The Serengeti used to be the home ground of the Maasai where they set their cattle to graze. When the Serengeti National Park was established in 1952, they were required to move out. Whether the colonialists did it for the sake of conservation or for hunting, I’m grateful for the legacy of wildlife left behind for later generations. But as with much of public policy, there are tradeoffs involved and clearly it is the Maasai who lost out in this instance. Muba said that the last of the Maasai moved out in the 1960s and he took us to a couple of sites where they had left their mark.
One was a kopje were there was a small shelter from the elements that was too small to be called a cave. Here we could see cave drawings and the remnants of past fires – black charred walls and pale grey ash on the floor of the shelter.

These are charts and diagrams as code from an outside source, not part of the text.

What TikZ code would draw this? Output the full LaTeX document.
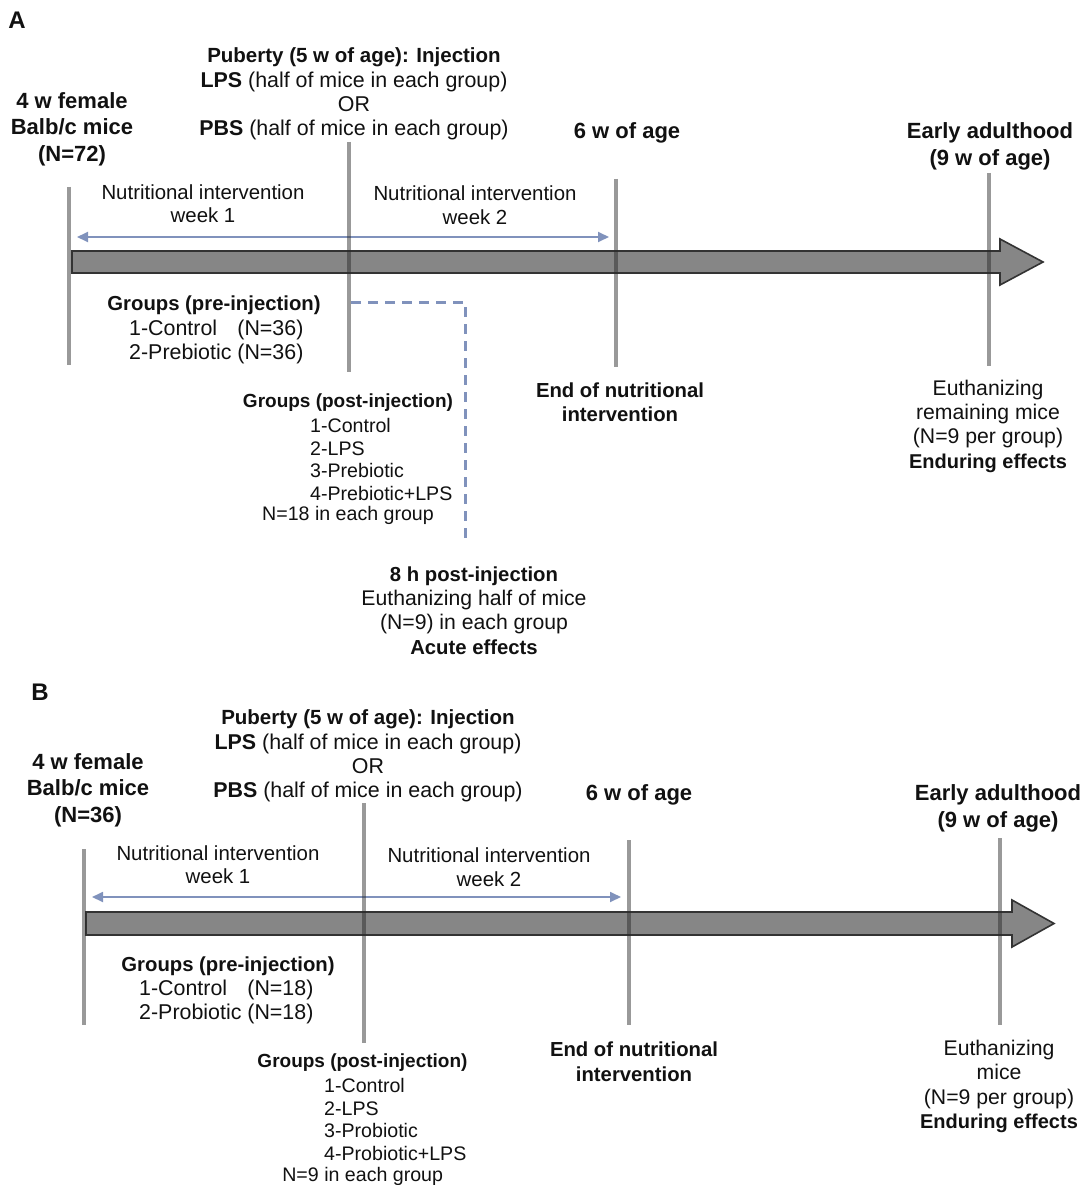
\documentclass[tikz,border=0pt]{standalone}
\usepackage{fontspec}
\setmainfont{Liberation Sans}
\usetikzlibrary{arrows.meta}
\definecolor{barfill}{RGB}{134,134,134}
\definecolor{baredge}{RGB}{51,51,51}
\definecolor{tickcol}{RGB}{42,42,42}
\definecolor{blu}{RGB}{128,146,188}
\definecolor{ink}{RGB}{17,17,17}
\newcommand\fsz[2]{\fontsize{#1}{#2}\selectfont}
\tikzset{
  lbl/.style={inner sep=0pt, align=center, text=ink, yshift=-2.5pt},
  bighdr/.style={lbl, font=\bfseries\fsz{22}{26.5}},
  boldtxt/.style={lbl, font=\bfseries\fsz{20.3}{24.5}},
  regtxt/.style={lbl, font=\fsz{21.2}{24.3}},
  nuttxt/.style={lbl, font=\fsz{20.4}{23.5}},
  posttitle/.style={lbl, font=\bfseries\fsz{19}{23}},
  posttxt/.style={lbl, font=\fsz{19.6}{22.6}},
  panellbl/.style={lbl, font=\bfseries\fsz{24}{28}},
  tickline/.style={draw=tickcol, draw opacity=0.48, line width=4pt},
  bar/.style={fill=barfill, draw=baredge, line width=1.6pt, line join=miter},
  span/.style={draw=blu, line width=1.8pt, {Triangle[length=11pt,width=10pt]}-{Triangle[length=11pt,width=10pt]}},
  dashline/.style={draw=blu, line width=3pt, dash pattern=on 10pt off 7pt},
}
\begin{document}
\begin{tikzpicture}[x=1pt,y=-1pt]
\useasboundingbox (0,0) rectangle (1082,1185);
\fill[white] (0,0) rectangle (1082,1185);

% ================= Panel A =================
\node[panellbl] (labA) at (17,18) {A};
% timeline bar
\draw[bar] (72,251) -- (1000,251) -- (1000,239) -- (1043,262) -- (1000,285) -- (1000,273) -- (72,273) -- cycle;
% span arrow
\coordinate (spA0) at (77,237);
\coordinate (spA1) at (609,237);
\draw[span] (spA0) -- (spA1);
% dashed connector
\coordinate (dA0) at (351,302);
\coordinate (dA1) at (465,302);
\coordinate (dA2) at (465,540);
\draw[dashline] (dA0) -- (dA1) -- (dA2);
% ticks
\coordinate (tA1t) at (69,187);  \coordinate (tA1b) at (69,365);
\coordinate (tA2t) at (349,142); \coordinate (tA2b) at (349,372);
\coordinate (tA3t) at (616,179); \coordinate (tA3b) at (616,367);
\coordinate (tA4t) at (989,173); \coordinate (tA4b) at (989,366);
\draw[tickline] (tA1t) -- (tA1b);
\draw[tickline] (tA2t) -- (tA2b);
\draw[tickline] (tA3t) -- (tA3b);
\draw[tickline] (tA4t) -- (tA4b);
% texts
\node[bighdr] (startA) at (72,126.5) {4 w female\\Balb/c mice\\(N=72)};
\node[regtxt, font=\fsz{21.4}{24.3}] (pubA) at (354,91.5) {{\bfseries\fsz{20.5}{24.3}Puberty (5 w of age): Injection}\\\textbf{LPS} (half of mice in each group)\\OR\\\textbf{PBS} (half of mice in each group)};
\node[nuttxt] (w1A) at (203,201) {Nutritional intervention\\week 1};
\node[nuttxt] (w2A) at (475,202.5) {Nutritional intervention\\week 2};
\node[bighdr] (sixA) at (627,130) {6 w of age};
\node[bighdr, font=\bfseries\fsz{22}{27}] (nineA) at (990,143.5) {Early adulthood\\(9 w of age)};
\node[boldtxt] (preA) at (214,303) {Groups (pre-injection)};
\node[lbl, anchor=west, font=\fsz{21.4}{24}] (prelistA) at (129,340) {\begin{tabular}{@{}l@{ }l@{}}1-Control & (N=36)\\2-Prebiotic & (N=36)\end{tabular}};
\node[posttitle] (postA) at (348,400) {Groups (post-injection)};
\node[posttxt, align=left, anchor=west] (postlistA) at (310,456.8) {1-Control\\2-LPS\\3-Prebiotic\\4-Prebiotic+LPS};
\node[posttxt] (postnA) at (348,513) {N=18 in each group};
\node[boldtxt] (endA) at (620,399.5) {End of nutritional\\intervention};
\node[regtxt] (euthA) at (988,423.5) {Euthanizing\\remaining mice\\(N=9 per group)\\{\bfseries\fsz{20}{24.3}Enduring effects}};
\node[regtxt] (acuteA) at (474,608) {{\bfseries\fsz{20.3}{24.3}8 h post-injection}\\Euthanizing half of mice\\(N=9) in each group\\{\bfseries\fsz{20.3}{24.3}Acute effects}};

% ================= Panel B =================
\node[panellbl] (labB) at (40,690) {B};
\draw[bar] (86,912) -- (1012,912) -- (1012,900) -- (1054,923.5) -- (1012,947) -- (1012,935) -- (86,935) -- cycle;
\coordinate (spB0) at (92,897);
\coordinate (spB1) at (621,897);
\draw[span] (spB0) -- (spB1);
\coordinate (tB1t) at (84,849);   \coordinate (tB1b) at (84,1025);
\coordinate (tB2t) at (364,803);  \coordinate (tB2b) at (364,1043);
\coordinate (tB3t) at (629,840);  \coordinate (tB3b) at (629,1025);
\coordinate (tB4t) at (1000,838); \coordinate (tB4b) at (1000,1025);
\draw[tickline] (tB1t) -- (tB1b);
\draw[tickline] (tB2t) -- (tB2b);
\draw[tickline] (tB3t) -- (tB3b);
\draw[tickline] (tB4t) -- (tB4b);
\node[bighdr] (startB) at (88,787.5) {4 w female\\Balb/c mice\\(N=36)};
\node[regtxt, font=\fsz{21.4}{24.3}] (pubB) at (368,753.5) {{\bfseries\fsz{20.5}{24.3}Puberty (5 w of age): Injection}\\\textbf{LPS} (half of mice in each group)\\OR\\\textbf{PBS} (half of mice in each group)};
\node[nuttxt] (w1B) at (218,862) {Nutritional intervention\\week 1};
\node[nuttxt] (w2B) at (489,864.5) {Nutritional intervention\\week 2};
\node[bighdr] (sixB) at (639,792) {6 w of age};
\node[bighdr, font=\bfseries\fsz{22}{27}] (nineB) at (998,805.5) {Early adulthood\\(9 w of age)};
\node[boldtxt] (preB) at (228,964) {Groups (pre-injection)};
\node[lbl, anchor=west, font=\fsz{21.4}{24}] (prelistB) at (139,1000) {\begin{tabular}{@{}l@{ }l@{}}1-Control & (N=18)\\2-Probiotic & (N=18)\end{tabular}};
\node[posttitle] (postB) at (362.5,1060) {Groups (post-injection)};
\node[posttxt, align=left, anchor=west] (postlistB) at (324,1117) {1-Control\\2-LPS\\3-Probiotic\\4-Probiotic+LPS};
\node[posttxt] (postnB) at (362.7,1174) {N=9 in each group};
\node[boldtxt] (endB) at (634,1059) {End of nutritional\\intervention};
\node[regtxt] (euthB) at (999,1084) {Euthanizing\\mice\\(N=9 per group)\\{\bfseries\fsz{20}{24.3}Enduring effects}};
\end{tikzpicture}
\end{document}
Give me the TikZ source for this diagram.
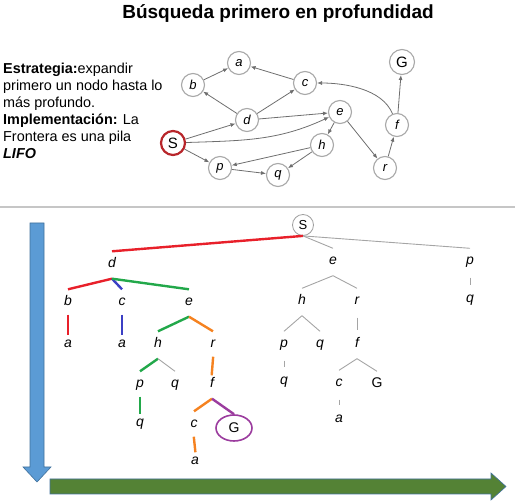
\documentclass[tikz,border=0pt]{standalone}
\usepackage{fontspec}
\setmainfont{Liberation Sans}
\usetikzlibrary{arrows.meta,positioning,shapes.geometric}
\definecolor{ring}{HTML}{A8A8A8}
\definecolor{edgegray}{HTML}{6E6E6E}
\definecolor{startred}{HTML}{B8262B}
\definecolor{treegray}{HTML}{A5A5A5}
\definecolor{tred}{HTML}{E8202A}
\definecolor{tblue}{HTML}{3B3FC4}
\definecolor{tgreen}{HTML}{22A84A}
\definecolor{torange}{HTML}{F58220}
\definecolor{tpurple}{HTML}{9B3C9E}
\definecolor{depthblue}{HTML}{5B9BD5}
\definecolor{depthedge}{HTML}{41719C}
\definecolor{widthgreen}{HTML}{548235}

\begin{document}
\begin{tikzpicture}[x=1pt, y=1pt,
  every node/.style={font=\fontsize{14.4}{17}\selectfont},
  gnode/.style={circle, draw=ring, line width=1.1pt, fill=white, minimum size=23pt,
    inner sep=0pt, font=\fontsize{13}{13}\selectfont\itshape},
  garrow/.style={-{Latex[length=5pt,width=4pt]}, draw=edgegray, line width=0.8pt},
  tnode/.style={font=\fontsize{14}{14}\selectfont\itshape, text height=9pt,
    text depth=3pt, inner xsep=1pt, inner ysep=7.5pt},
  tline/.style={line width=2.4pt},
  tgray/.style={draw=treegray, line width=0.9pt},
  tvert/.style={shorten <=-2pt, shorten >=-4pt},
  tshort/.style={shorten <=2pt, shorten >=1pt}
]
  \useasboundingbox (0,0) rectangle (523,504);

  \node[font=\bfseries\fontsize{19}{19}\selectfont] (title) at (278,490)
    {Búsqueda primero en profundidad};

  \node[anchor=north west, align=left, inner sep=0pt] (strat) at (3,441.5)
    {\textbf{Estrategia:}expandir\\ primero un nodo hasta lo\\ más profundo.\\
     \textbf{Implementación:} La\\ Frontera es una pila\\ \textbf{\textit{LIFO}}};

  % state graph
  \foreach \n/\x/\y in {a/239/441, b/193/419, c/305/421, d/247/384, e/340/392,
                        h/322/359, p/220/336, q/278/329, r/385/336, f/397/379} {
    \node[gnode] (\n) at (\x,\y) {\n};
  }
  \node[gnode, draw=startred, line width=2.2pt, minimum size=24pt,
    font=\fontsize{15}{15}\selectfont] (S) at (173,361) {S};
  \node[gnode, minimum size=25pt, font=\fontsize{15}{15}\selectfont] (G) at (402,442) {G};

  \foreach \u/\v in {b/a, c/a, d/b, d/c, S/d, d/e, S/p, p/q, h/p, h/q, e/h, e/r, r/f, f/G} {
    \draw[garrow] (\u) -- (\v);
  }
  \draw[garrow] (S) to[out=2, in=205] (e);
  \draw[garrow] (f) to[out=112, in=0, looseness=0.85] (c);

  \draw[draw=gray!45, line width=1.6pt] (0,297) -- (515,297);

  % search tree
  \node[circle, draw=gray!75, line width=0.8pt, minimum size=21pt, inner sep=0pt,
    font=\fontsize{13}{13}\selectfont] (S0) at (303,279) {S};
  \foreach \n/\t/\x/\y in {d1/d/112/239, e1/e/333/242, p1/p/470/242, q1/q/470/204,
      b2/b/68/201, c2/c/122/201, e2/e/189/201, a2/a/68/159, a3/a/122/159,
      h2/h/158/159, r2/r/213/159, p2/p/140/119, q2/q/175/119, f2/f/212/119,
      q3/q/140/80, c3/c/194/79, a4/a/195/42,
      h4/h/302/202, r4/r/357/202, p4/p/284/159, q4/q/320/159, f4/f/357/159,
      q5/q/284/122, c5/c/339/120, a5/a/339/84} {
    \node[tnode] (\n) at (\x,\y) {\t};
  }
  \node[tnode, font=\fontsize{14}{14}\selectfont] (G5) at (377,119) {G};
  \node[ellipse, draw=tpurple, line width=1.6pt, minimum width=36pt, minimum height=26pt,
    inner sep=0pt, font=\fontsize{14}{14}\selectfont] (G3) at (234,76) {G};

  \foreach \u/\v/\c in {S0/d1/tred, d1/b2/tred, d1/c2/tblue, d1/e2/tgreen, e2/h2/tgreen,
      h2/p2/tgreen, e2/r2/torange, f2/c3/torange, f2/G3/tpurple} {
    \draw[tline, draw=\c] (\u.south) -- (\v.north);
  }
  \foreach \u/\v/\c in {b2/a2/tred, c2/a3/tblue, p2/q3/tgreen, r2/f2/torange, c3/a4/torange} {
    \draw[tline, tvert, draw=\c] (\u.south) -- (\v.north);
  }
  \foreach \u/\v in {S0/e1, S0/p1, h2/q2, e1/h4, e1/r4, h4/p4, h4/q4, f4/c5, f4/G5} {
    \draw[tgray] (\u.south) -- (\v.north);
  }
  \foreach \u/\v in {p1/q1, p4/q5, r4/f4, c5/a5} {
    \draw[tgray, tshort] (\u.south) -- (\v.north);
  }

  % depth and breadth arrows
  \draw[fill=depthblue, draw=depthedge, line width=0.6pt]
    (30,281) -- (44,281) -- (44,37) -- (51,37) -- (37,22) -- (23,37) -- (30,37) -- cycle;
  \draw[fill=widthgreen, draw=depthedge, line width=0.6pt]
    (50,25) -- (491,25) -- (491,31) -- (506,17.5) -- (491,4) -- (491,10) -- (50,10) -- cycle;
\end{tikzpicture}
\end{document}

It was hard to make out what the cryptic drawings meant. No doubt, these drawings were rather recent and hardly prehistoric like neolithic cave paintings. Check out the man on the bicycle. The rest of the drawings perhaps represent shields. To my imagination, it seemed like an expression of their oppression – many indigenous shields against the one foreign bicycle.
But on to happier things as we enjoyed the view of the endless plains from the top. Even though the kopje was not very tall, it was obvious how flat and vast the land was. One can only imagine how much could be seen from somewhere properly high up.
Another interesting sight was the Ngong Rock. This was a strange white rock made of a completely different material from any of the others nearby. It was pitted with indentations that strangely fit little stones quite well. Muba explained that this rock was used as a musical instrument by the Maasai and that the rock itself may be a meteorite from a comet or some such. When struck with a stone, the indentations gave off metallic noises. Each indentation gave off a very slightly different tone, so the sounds deepened somewhat working round the rock. It was a bit like listening an off-tone gong that didn’t resound. Nonetheless, it was rather awe-inspiring to realise that the indentations had been caused by centuries of being struck to make music. I imagined romanticised images of Maasai rituals and dancing with the rock as centrepiece.
It couldn’t be helped given the beautiful view. What a lovely place to hold a rock concert.